The project allows students to get hands-on experience in: collecting data in the field, entering the data and checking its quality, analyzing the data through graphs and summaries, and interpreting the data to draw meaningful conclusions. Students learn about forest succession, other ecosystem processes (fire, insect-caused tree mortality), and forest management. The data generated can help communities, and students, track changes in their forests through time and provides a connection to the ecosystems in which they live. It can emphasize the sensitivity of these systems to changes in climate and management.

 Montana Conservation Crew helping with the Rapid Forest Assessment in the Swan Valley.

Montana Conservation Crew helping with the Rapid Forest Assessment in the Swan Valley.

 Debbie Anderson of the Montana Discovery Foundation gives an introduction during a field day with SWCC partners and high school students from Lincoln.

Debbie Anderson of the Montana Discovery Foundation gives an introduction during a field day with SWCC partners and high school students from Lincoln.

 

Publication: A Rapid Forest Assessment for Multiparty Monitoring Across Landscapes. 2015. Davis, C.R., R.T. Belote, M.A. Williamson, A.J. Larson, and B.E. Esch. Journal of Forestry 114(2):125-133.

 
 Example of graph produced by students after data collection.

Example of graph produced by students after data collection.

 

Stream Monitoring

Changing climate conditions can have direct and immediate effects on streams. The amount and timing of flows, water temperature, and associated water quality variables can be particularly vulnerable to change in mountain snowmelt streams. Communities in the Southwestern Crown of the Continent depend on such streams and the lakes they feed for natural, recreational, economic, and aesthetic values key to community vitality, sense of place, and way of life.  Yet there is limited information available to those communities on the amount and quality of the water and of any trends in water supply.  We have developed a network of citizen science stream monitoring sites in and around three of the largest communities in the Southwestern Crown. Our goals are to engage people in assessing natural resources in their communities; collect long term data that can be useful in making decisions about water use, fisheries management, and land use and restoration; and promote awareness of the potential impacts of climate change in the region.

Students and teachers work with community members to collect intensive, high quality data on streamflow, temperature, and turbidity in important streams in their area. Associated curriculum helps students understand why and how to collect data and how to analyze them to make sense of the information.

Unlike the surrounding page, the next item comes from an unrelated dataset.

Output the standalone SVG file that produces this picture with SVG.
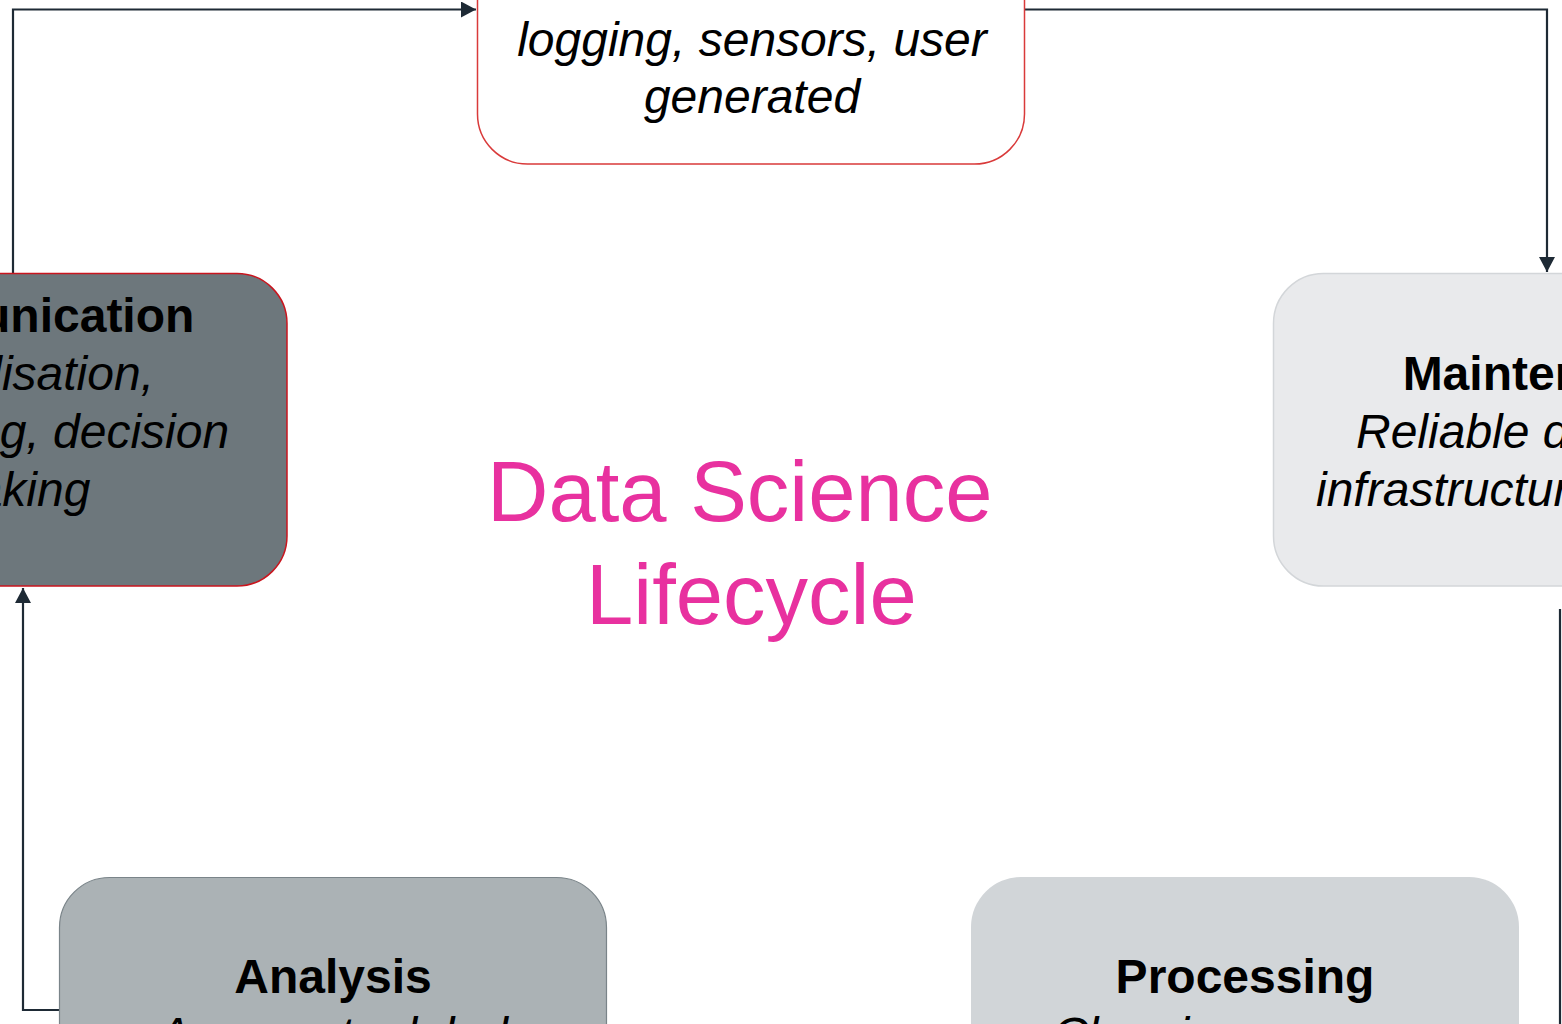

Community volunteers also collected nutrient and turbidity data on additional streams. 

Participants collect and analyze intensive, high quality data on streamflow, temperature, and turbidity in important streams in their communities.  We work with participants to:

  1. Install a permanent stream gauge and a stilling well with data loggers to record water depth and temperature continuously;
  2. Collect water samples and measure turbidity at different flow levels;
  3. Measure actual flow 8-10 times per year;
  4. Create a rating curve to predict flow at all depths, and
  5. Create a hydrograph of streamflow throughout the year.
 Training teachers to measure stream flow.

Training teachers to measure stream flow.